My Book Week Day Out In the Highlands
Getting out and about in Book Week Scotland offers a great chance for me to connect with some of the people I’ve been emailing but have never met and to see the interesting and varied events that are taking place outside of Edinburgh. On Tuesday, armed with badges and bookmarks, I jumped onto a train and headed up past the snowy Cairngorms to Inverness.
In the evening I made my way along the river to the Highland Literary Salon. Writing can be a solitary career, and the salon provides a place to socialise and chat to other authors about good and bad experiences and find out a bit more about the industry. On Tuesday we began with a light-hearted workshop about ‘What makes bad poetry’ by the witty and charming Helena Nelson, poet and founder of Happenstance Press. Helena started by saying she originally analysed lots of prize-winning poems to work out ‘what makes a poem win?’ but discovered it is an almost impossible task and that it is quite a bit easier to work out why poems don’t win.
Armed with a list of 50 things that contemporary poems do too often, we read through several poems that have already been published to work out what would make them work better. We cut out first stanzas, proving the old adage that less is often more, and took out the word ‘so’ to make images stronger. This provoked a lively discussion as we didn’t always agree, and proved just how difficult it is to decide if a poem is good or bad. You can find out more of Helena’s pet hates (particularly ‘leaning verbs’) on her brilliant blog.

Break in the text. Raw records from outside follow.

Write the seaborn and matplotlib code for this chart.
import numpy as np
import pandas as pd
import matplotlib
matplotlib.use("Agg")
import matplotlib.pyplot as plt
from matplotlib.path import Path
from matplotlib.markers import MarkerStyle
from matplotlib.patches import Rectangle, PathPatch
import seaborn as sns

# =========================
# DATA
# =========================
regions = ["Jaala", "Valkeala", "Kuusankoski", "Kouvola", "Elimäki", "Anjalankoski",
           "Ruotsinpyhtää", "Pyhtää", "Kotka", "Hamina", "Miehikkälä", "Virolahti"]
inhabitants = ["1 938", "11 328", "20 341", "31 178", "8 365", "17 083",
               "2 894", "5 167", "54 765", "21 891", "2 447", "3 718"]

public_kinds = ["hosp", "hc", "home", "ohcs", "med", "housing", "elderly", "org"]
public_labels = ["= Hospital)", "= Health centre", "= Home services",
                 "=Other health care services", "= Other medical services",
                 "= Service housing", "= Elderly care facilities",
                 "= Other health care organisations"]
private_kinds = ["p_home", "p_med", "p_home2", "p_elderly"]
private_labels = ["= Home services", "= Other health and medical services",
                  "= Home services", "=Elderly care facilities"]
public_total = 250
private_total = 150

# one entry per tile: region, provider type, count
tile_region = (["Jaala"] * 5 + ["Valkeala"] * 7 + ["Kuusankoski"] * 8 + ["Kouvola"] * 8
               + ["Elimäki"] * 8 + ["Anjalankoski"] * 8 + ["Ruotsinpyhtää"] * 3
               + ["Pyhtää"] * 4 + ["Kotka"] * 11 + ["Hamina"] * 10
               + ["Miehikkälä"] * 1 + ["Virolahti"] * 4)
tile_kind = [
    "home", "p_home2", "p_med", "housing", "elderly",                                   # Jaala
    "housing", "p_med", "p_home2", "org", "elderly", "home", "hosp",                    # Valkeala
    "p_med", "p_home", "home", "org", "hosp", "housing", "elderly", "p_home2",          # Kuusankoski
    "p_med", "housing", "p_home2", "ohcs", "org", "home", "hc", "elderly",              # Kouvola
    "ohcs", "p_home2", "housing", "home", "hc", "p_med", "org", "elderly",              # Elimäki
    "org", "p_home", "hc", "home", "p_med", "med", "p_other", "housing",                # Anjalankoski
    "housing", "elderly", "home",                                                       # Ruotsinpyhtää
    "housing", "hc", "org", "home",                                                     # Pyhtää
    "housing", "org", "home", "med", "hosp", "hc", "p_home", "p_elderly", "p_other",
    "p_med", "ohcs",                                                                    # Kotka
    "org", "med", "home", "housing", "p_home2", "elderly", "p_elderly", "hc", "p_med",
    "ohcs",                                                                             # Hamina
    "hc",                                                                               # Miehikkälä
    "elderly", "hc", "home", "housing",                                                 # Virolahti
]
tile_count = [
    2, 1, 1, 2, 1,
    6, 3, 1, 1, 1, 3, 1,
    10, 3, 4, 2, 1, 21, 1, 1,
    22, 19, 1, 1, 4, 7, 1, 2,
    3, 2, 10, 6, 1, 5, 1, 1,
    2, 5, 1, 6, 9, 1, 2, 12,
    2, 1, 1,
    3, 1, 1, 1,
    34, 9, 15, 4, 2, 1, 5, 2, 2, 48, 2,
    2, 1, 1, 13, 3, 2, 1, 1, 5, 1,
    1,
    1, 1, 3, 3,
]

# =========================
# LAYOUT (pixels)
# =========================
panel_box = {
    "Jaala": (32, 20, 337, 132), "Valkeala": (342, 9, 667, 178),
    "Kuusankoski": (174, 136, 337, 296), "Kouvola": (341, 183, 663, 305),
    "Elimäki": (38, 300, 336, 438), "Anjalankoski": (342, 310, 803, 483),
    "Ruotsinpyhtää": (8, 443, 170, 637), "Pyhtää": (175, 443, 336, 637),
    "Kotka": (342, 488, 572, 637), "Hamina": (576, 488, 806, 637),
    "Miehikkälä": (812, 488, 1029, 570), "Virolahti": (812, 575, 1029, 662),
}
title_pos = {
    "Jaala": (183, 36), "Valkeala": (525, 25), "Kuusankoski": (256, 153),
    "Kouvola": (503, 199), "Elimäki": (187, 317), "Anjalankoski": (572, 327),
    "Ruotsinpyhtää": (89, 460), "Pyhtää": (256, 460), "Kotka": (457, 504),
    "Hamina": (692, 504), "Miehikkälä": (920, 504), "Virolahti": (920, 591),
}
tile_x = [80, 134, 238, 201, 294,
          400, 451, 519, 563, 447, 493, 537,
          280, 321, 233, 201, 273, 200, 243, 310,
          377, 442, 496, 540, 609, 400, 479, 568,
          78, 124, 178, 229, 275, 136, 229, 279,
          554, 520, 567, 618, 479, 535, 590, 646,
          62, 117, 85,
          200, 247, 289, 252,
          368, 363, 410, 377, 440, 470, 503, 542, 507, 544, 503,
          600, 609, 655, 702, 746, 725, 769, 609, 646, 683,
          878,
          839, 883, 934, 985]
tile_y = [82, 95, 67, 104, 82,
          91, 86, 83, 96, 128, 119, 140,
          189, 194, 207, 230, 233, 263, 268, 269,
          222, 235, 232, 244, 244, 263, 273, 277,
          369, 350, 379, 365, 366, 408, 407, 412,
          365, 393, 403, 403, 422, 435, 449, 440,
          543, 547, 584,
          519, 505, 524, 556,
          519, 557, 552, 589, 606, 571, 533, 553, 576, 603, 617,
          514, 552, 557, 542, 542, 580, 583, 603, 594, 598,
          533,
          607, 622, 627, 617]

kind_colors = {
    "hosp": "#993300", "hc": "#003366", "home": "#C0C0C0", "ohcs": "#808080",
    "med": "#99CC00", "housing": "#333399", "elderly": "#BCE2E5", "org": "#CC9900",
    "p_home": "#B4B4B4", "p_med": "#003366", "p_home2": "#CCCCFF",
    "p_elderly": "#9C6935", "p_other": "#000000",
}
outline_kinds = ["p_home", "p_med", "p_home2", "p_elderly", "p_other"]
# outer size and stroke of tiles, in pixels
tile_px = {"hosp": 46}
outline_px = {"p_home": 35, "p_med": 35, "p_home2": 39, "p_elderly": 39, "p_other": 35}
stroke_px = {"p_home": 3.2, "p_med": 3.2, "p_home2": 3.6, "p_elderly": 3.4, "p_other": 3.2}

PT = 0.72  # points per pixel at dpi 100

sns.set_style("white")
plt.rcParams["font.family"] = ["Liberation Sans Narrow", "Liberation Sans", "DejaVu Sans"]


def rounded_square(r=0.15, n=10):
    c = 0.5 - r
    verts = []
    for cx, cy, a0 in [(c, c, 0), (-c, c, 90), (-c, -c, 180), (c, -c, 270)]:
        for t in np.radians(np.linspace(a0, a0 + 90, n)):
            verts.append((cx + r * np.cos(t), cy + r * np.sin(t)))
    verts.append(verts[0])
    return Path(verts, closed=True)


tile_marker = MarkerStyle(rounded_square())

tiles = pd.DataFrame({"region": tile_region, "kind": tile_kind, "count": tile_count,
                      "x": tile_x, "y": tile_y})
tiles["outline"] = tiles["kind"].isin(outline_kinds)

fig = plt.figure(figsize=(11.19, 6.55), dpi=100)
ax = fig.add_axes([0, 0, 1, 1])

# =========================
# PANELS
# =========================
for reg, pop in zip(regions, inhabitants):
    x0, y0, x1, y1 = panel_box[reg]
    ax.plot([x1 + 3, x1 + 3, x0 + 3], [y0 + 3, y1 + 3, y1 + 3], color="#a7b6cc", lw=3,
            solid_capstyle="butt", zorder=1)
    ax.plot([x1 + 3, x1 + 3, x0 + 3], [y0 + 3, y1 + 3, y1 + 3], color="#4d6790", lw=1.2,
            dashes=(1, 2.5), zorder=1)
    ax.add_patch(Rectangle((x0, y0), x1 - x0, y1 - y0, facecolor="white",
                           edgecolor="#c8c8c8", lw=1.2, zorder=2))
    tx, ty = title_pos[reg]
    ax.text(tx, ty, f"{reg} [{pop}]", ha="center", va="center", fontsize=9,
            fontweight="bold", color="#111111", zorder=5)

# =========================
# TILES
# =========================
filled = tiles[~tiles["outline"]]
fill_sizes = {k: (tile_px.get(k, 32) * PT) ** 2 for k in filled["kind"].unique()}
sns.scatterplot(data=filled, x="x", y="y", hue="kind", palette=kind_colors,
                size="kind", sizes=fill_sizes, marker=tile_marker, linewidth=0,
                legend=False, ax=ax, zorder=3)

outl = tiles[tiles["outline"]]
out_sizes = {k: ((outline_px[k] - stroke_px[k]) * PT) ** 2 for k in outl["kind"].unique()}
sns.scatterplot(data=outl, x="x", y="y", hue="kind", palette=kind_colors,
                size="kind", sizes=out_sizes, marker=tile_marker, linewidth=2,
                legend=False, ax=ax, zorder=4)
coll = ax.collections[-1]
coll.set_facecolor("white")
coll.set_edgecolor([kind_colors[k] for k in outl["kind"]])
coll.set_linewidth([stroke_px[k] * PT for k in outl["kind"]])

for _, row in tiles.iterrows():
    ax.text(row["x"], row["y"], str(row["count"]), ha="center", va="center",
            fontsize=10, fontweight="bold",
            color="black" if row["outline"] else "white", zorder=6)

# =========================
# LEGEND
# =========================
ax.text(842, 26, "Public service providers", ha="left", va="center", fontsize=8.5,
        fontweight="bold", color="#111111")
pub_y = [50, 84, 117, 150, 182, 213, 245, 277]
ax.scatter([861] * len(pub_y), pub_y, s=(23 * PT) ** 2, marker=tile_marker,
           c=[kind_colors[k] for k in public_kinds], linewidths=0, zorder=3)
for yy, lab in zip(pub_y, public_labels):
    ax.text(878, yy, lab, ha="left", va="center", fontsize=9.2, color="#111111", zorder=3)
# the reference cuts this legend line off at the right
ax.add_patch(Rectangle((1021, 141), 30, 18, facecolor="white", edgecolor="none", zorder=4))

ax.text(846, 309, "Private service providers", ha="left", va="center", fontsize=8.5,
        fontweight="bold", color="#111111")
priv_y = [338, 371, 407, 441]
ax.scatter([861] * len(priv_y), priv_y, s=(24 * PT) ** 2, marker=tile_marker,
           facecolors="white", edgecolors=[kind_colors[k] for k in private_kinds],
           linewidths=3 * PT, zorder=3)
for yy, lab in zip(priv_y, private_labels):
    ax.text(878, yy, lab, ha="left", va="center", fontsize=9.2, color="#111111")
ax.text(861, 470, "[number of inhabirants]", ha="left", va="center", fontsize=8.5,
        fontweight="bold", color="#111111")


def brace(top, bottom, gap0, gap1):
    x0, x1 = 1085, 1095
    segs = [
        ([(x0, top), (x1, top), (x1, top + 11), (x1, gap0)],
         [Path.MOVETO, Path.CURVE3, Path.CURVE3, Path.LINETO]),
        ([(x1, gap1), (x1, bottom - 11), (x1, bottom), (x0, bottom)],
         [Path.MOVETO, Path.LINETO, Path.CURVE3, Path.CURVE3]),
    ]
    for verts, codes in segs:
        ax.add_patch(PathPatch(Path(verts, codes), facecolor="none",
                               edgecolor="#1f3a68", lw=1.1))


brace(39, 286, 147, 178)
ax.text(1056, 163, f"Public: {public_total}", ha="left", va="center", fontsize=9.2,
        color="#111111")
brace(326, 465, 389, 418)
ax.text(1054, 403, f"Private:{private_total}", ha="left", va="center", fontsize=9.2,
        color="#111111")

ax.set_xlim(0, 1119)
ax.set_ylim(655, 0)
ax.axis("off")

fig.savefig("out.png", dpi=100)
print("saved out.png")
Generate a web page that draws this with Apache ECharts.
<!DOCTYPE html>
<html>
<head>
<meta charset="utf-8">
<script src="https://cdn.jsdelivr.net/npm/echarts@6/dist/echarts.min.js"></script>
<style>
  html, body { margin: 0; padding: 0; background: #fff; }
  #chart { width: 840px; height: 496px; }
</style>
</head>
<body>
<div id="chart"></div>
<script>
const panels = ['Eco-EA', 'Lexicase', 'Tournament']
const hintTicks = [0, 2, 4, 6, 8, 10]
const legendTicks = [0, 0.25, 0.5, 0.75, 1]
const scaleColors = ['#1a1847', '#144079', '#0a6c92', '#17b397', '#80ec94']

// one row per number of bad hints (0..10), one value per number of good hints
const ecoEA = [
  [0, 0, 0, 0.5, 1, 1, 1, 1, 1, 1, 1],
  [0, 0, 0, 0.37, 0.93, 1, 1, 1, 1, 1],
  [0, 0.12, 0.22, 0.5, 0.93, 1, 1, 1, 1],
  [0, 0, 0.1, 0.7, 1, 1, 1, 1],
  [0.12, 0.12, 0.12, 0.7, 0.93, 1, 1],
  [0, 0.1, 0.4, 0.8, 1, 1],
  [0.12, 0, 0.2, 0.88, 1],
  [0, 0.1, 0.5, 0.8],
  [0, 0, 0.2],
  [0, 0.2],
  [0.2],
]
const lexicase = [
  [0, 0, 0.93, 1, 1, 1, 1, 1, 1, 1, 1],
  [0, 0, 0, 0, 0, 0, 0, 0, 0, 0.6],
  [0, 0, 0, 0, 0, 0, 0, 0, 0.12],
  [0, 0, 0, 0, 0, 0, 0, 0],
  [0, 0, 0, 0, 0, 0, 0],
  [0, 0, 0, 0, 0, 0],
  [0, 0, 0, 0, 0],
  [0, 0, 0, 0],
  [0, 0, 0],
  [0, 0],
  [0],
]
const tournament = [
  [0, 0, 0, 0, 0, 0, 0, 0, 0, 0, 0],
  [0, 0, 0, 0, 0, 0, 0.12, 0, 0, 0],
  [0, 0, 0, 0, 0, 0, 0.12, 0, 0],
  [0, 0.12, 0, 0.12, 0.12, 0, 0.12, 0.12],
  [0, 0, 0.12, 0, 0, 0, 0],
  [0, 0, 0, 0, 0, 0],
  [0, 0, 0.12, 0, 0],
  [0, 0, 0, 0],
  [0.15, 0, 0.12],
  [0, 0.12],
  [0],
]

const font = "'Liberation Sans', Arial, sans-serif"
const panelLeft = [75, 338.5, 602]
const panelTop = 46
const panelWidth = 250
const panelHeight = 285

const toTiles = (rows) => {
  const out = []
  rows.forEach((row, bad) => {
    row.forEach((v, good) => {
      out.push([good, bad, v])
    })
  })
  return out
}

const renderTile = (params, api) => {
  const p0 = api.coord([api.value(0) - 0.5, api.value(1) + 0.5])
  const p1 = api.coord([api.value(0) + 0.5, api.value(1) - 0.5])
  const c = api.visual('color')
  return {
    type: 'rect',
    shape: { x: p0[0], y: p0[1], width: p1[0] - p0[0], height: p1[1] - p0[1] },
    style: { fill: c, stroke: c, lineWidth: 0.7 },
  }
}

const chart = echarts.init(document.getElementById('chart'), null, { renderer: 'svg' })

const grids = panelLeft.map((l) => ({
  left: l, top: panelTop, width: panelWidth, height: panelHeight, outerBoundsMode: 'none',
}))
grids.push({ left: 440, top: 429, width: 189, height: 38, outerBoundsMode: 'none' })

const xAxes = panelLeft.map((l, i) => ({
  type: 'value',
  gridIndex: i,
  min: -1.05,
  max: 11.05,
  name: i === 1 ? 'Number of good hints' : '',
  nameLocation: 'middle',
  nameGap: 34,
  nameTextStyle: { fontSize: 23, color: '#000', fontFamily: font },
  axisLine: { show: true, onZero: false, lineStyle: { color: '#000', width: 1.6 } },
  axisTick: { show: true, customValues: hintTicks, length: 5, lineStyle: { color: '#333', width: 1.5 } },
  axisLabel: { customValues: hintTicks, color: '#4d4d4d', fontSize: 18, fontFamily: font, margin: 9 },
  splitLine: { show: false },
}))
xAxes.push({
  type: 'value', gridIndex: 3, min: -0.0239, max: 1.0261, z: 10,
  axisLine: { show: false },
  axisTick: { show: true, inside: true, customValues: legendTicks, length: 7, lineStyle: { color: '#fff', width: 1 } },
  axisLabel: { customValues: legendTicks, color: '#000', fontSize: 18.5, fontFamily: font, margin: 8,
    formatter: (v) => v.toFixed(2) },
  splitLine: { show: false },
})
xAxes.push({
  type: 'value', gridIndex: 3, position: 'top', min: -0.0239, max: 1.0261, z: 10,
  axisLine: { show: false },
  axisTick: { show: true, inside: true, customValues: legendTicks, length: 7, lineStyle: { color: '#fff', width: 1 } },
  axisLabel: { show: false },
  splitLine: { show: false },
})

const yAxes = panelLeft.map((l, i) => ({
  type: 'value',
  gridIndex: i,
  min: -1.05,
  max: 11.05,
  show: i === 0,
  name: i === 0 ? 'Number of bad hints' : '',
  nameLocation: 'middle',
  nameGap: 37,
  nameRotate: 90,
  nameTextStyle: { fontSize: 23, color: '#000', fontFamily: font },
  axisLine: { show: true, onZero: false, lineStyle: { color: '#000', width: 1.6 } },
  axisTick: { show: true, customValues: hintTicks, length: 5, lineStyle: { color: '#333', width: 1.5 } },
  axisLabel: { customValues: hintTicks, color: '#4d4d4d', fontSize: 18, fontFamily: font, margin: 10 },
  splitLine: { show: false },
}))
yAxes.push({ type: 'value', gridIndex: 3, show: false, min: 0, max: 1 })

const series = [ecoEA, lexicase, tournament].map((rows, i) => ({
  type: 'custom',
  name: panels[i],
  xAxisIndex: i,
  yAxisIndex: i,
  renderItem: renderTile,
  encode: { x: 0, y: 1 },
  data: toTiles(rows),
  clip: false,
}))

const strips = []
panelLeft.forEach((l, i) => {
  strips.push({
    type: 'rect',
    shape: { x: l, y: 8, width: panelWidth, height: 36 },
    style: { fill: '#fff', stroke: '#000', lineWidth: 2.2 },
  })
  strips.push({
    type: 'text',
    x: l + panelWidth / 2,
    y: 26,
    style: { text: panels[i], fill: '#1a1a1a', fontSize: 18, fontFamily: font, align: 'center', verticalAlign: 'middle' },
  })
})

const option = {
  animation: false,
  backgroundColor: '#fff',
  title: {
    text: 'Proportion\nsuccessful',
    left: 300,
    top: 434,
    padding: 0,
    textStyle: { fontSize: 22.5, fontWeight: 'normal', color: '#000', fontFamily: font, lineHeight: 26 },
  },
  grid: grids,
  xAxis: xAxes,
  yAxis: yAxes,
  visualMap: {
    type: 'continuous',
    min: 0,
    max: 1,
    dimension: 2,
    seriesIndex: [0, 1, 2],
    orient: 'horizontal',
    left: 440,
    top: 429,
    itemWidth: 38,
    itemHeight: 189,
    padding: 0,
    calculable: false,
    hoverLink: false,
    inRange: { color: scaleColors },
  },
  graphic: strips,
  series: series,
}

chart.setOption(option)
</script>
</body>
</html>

We were joined by 3 more writers for the main part of the evening – Kenneth Steven, Rivka Spicer, and Jane Riddell. They have all been published using different methods including self-publishing and print-on-demand and we had an interesting panel discussion about how these worked, and the different writing styles they suited.
The next morning I wandered through the town to Inverness Library for the unveiling of our third Book Week Scotland Mural. The building was a little tricky to find, hidden behind the bus station, but it’s certainly noticeable now with a brilliant, bright print designed by artist Gabriella Marcella wrapping the columns at the front. The words "Folk would read the weather... like a sign, a look, a face, a book. What are you reading?" are emblazoned in both English and Gaelic inspiring people to go into the library. Then, as part of a workshop with some local children, I was led by Gabriella to roam the library shelves looking for interesting new discoveries and old favourites, which we then took inspiration from to create our own books from coloured paper and card, felt tips and a trusty photocopier.
This was a lovely event and exactly what Book Week Scotland is about: a community coming together to share stories and have a blether about books; meeting old friends and making new ones, and all accompanied by tea, scones, cream and jam. Annoyingly we had to head off all too soon to catch the bus, but as Sophie and I made our way to the bus stop (via a very quick stop at the Dutch cheese shop) to start the long journey back to Edinburgh we were certain that whilst this may have been our first trip up to Cromarty, it definitely won’t be the last.